They might be wrong.
Washington's been wrong the whole way through Trump's campaign.
The city said he'd never get this far. But ask the people working in the hotel lobbies, packing the grocery bags and struggling to find work, and you'll find people who think the reality TV show star can do it.
My uber driver Craig normally votes Democrat, but not this time. Craig's a biologist with a PhD but he can't find a job. He moved home after years living in Australia, but after only a year working at a local museum he's driving a cab.
Jobs are a problem in America. Thirty-seven per cent of American adults aren't working and 2.6 million are so despondent they aren't even looking for work any more.
Then Trump gets up in front of a microphone and says he'll create jobs, jobs, jobs and punish companies who take their work overseas and Craig wants to vote for him.
Craig the Uber driver also likes that Trump is not a politician.

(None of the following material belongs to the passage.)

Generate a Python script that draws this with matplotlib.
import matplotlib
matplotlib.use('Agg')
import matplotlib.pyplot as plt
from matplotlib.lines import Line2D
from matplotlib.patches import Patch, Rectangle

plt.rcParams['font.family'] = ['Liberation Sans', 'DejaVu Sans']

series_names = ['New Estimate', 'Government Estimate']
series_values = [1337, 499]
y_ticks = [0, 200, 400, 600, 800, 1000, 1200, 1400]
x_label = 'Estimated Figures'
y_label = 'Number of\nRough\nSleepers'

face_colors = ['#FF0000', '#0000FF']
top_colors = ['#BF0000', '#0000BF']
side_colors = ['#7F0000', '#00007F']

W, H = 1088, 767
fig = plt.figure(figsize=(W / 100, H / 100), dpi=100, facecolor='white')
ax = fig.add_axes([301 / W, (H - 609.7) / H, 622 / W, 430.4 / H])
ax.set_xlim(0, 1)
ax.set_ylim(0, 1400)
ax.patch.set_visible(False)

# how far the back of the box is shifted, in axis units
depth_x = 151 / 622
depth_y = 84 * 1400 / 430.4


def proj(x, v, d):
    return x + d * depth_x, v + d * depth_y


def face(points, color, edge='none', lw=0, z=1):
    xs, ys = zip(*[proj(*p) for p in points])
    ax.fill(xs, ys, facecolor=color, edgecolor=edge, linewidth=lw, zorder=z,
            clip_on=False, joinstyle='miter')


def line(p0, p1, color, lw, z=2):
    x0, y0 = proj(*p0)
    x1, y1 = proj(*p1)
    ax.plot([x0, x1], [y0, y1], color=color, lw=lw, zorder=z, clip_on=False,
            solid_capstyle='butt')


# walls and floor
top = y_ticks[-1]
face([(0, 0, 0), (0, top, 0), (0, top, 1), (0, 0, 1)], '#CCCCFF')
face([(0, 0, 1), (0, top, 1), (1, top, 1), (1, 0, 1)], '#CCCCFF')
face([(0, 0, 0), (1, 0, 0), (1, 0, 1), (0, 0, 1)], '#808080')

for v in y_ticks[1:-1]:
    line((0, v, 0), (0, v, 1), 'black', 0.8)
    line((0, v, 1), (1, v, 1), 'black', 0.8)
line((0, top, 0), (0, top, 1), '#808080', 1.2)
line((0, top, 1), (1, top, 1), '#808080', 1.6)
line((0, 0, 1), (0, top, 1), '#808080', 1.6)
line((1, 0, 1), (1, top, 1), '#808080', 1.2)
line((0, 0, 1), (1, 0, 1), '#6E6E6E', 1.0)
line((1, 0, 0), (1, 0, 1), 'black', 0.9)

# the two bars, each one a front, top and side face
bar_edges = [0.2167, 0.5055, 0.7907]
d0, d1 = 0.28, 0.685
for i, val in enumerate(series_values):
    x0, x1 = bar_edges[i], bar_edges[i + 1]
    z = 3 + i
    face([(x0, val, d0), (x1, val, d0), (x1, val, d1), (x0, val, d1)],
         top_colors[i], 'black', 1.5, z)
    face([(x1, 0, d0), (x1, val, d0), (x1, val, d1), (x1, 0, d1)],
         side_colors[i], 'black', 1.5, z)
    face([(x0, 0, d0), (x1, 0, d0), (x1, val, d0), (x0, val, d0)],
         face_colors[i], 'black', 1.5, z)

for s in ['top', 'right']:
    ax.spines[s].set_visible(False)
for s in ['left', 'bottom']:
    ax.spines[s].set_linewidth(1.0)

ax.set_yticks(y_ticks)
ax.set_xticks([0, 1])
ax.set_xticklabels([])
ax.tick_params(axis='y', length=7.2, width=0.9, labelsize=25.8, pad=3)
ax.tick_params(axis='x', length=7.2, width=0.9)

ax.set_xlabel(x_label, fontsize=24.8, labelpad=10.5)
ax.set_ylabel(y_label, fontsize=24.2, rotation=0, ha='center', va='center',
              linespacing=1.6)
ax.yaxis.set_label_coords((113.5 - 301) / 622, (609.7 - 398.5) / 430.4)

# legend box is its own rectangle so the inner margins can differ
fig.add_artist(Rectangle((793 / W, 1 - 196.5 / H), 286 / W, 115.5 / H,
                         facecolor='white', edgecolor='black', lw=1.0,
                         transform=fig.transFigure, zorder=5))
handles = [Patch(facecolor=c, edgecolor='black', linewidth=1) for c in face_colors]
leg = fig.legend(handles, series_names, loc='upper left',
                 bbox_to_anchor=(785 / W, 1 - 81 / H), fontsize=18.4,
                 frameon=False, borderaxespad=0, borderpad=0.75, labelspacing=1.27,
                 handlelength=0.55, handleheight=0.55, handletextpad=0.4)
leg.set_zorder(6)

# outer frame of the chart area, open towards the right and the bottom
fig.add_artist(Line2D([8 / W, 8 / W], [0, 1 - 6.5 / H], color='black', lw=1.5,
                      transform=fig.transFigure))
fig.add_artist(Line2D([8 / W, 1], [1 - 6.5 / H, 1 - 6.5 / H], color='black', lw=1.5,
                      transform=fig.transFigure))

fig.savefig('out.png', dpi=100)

He watches the politicians in Congress yell at each other, read nursery rhymes to waste hours, and refuse to agree on judicial appointments because that would be doing something the other side wants. Congress' approval ratings wallow at 17 per cent.
Into the poisoned political world storms Trump, looking like the only person voters can trust because he says what he thinks and sometimes it's so stupid it makes everyone feel like he can't lie even if he wanted to. But, the stupid words will soon begin to dry up.
Now that he's the only Republican candidate left standing, Trump will become like every other politician. He'll pull his ideas into the centre.
He'll stop repeating things that make him sound like a drunk theatre critic. He'll start being nicer about people.
He'll talk about his family incessantly so women hate him just a little bit less.
If you watched his victory speech after Ted Cruz chucked in the towel, you'll notice he's already started doing that.
Now, even Washington elites admit the chance of him taking the White House is only one attack away - whether it's an Isis terrorist attack that makes his Muslim-hatred appealing, or a Hillary Clinton heart attack that leaves him as the only man standing, again.
It may give you some idea of Trump's real chances to know that - despite being labelled a racist - Eric the security guard, who works in a building just down from Capitol Hill, says he's voting for the billionaire.
Eric is African American. Eric gave me all the reasons he's supporting the yellow-haired candidate and they are all the same reasons everyone else gave.
I asked Eric if he'd be proud of Trump, fake tanned everywhere except his eyelids, hair sprayed so hard it's a helmet, stepping down off Air Force One to meet a foreign leader.
He said he would be.
I asked if he'd still be proud if, as The Don stepped on to the tarmac, a gust of wind blew the hair lid clean off the top of his head right in front of the TV cameras.
Eric looked at me, not amused in the slightest. "Yeah, I would laugh. But I would I find him less presidential? No, I don't think so."